EXERCISE INPUT |
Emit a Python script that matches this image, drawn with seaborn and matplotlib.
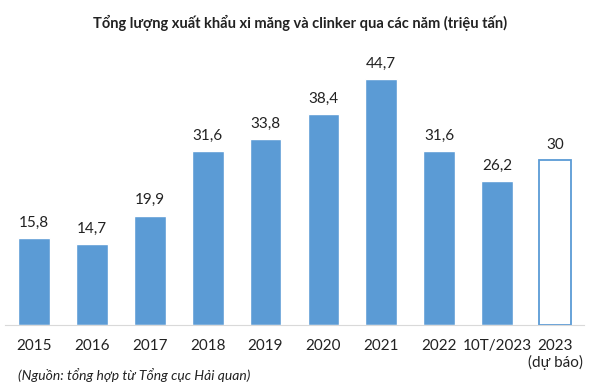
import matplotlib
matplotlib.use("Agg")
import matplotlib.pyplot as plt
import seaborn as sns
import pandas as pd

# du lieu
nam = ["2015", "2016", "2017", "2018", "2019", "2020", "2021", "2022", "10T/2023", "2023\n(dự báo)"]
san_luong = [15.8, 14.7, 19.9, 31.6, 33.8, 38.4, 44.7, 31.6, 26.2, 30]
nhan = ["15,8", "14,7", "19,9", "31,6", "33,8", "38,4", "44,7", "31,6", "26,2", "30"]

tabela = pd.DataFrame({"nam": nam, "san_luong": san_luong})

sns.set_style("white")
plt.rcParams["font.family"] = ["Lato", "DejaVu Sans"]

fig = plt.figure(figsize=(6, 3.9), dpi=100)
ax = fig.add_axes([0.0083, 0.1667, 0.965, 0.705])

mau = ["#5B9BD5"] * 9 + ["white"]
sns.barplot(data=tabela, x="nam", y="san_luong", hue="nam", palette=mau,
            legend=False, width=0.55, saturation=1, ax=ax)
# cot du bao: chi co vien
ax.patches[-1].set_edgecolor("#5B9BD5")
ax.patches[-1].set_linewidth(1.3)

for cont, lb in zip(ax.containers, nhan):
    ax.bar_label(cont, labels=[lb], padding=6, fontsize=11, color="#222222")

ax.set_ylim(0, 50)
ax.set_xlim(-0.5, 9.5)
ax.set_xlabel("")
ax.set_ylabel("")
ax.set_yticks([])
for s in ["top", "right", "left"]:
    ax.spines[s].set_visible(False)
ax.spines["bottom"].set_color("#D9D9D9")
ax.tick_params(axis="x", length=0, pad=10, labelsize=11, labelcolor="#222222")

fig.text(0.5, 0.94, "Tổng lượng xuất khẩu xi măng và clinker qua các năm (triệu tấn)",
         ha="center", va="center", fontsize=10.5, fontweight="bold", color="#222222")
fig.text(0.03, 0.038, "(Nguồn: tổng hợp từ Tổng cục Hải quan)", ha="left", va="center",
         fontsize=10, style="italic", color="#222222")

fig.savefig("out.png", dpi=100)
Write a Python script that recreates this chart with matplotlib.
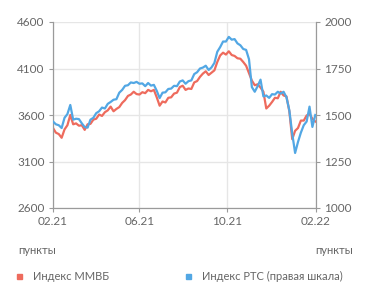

THE TASK | Write out every line above exactly as it is, leaving out the pictures.

TASK RESPONSE |
Emit a Python script that matches this image, drawn with seaborn and matplotlib.
import matplotlib
matplotlib.use("Agg")
import matplotlib.pyplot as plt
import seaborn as sns
import pandas as pd

# du lieu
nam = ["2015", "2016", "2017", "2018", "2019", "2020", "2021", "2022", "10T/2023", "2023\n(dự báo)"]
san_luong = [15.8, 14.7, 19.9, 31.6, 33.8, 38.4, 44.7, 31.6, 26.2, 30]
nhan = ["15,8", "14,7", "19,9", "31,6", "33,8", "38,4", "44,7", "31,6", "26,2", "30"]

tabela = pd.DataFrame({"nam": nam, "san_luong": san_luong})

sns.set_style("white")
plt.rcParams["font.family"] = ["Lato", "DejaVu Sans"]

fig = plt.figure(figsize=(6, 3.9), dpi=100)
ax = fig.add_axes([0.0083, 0.1667, 0.965, 0.705])

mau = ["#5B9BD5"] * 9 + ["white"]
sns.barplot(data=tabela, x="nam", y="san_luong", hue="nam", palette=mau,
            legend=False, width=0.55, saturation=1, ax=ax)
# cot du bao: chi co vien
ax.patches[-1].set_edgecolor("#5B9BD5")
ax.patches[-1].set_linewidth(1.3)

for cont, lb in zip(ax.containers, nhan):
    ax.bar_label(cont, labels=[lb], padding=6, fontsize=11, color="#222222")

ax.set_ylim(0, 50)
ax.set_xlim(-0.5, 9.5)
ax.set_xlabel("")
ax.set_ylabel("")
ax.set_yticks([])
for s in ["top", "right", "left"]:
    ax.spines[s].set_visible(False)
ax.spines["bottom"].set_color("#D9D9D9")
ax.tick_params(axis="x", length=0, pad=10, labelsize=11, labelcolor="#222222")

fig.text(0.5, 0.94, "Tổng lượng xuất khẩu xi măng và clinker qua các năm (triệu tấn)",
         ha="center", va="center", fontsize=10.5, fontweight="bold", color="#222222")
fig.text(0.03, 0.038, "(Nguồn: tổng hợp từ Tổng cục Hải quan)", ha="left", va="center",
         fontsize=10, style="italic", color="#222222")

fig.savefig("out.png", dpi=100)
Write a Python script that recreates this chart with matplotlib.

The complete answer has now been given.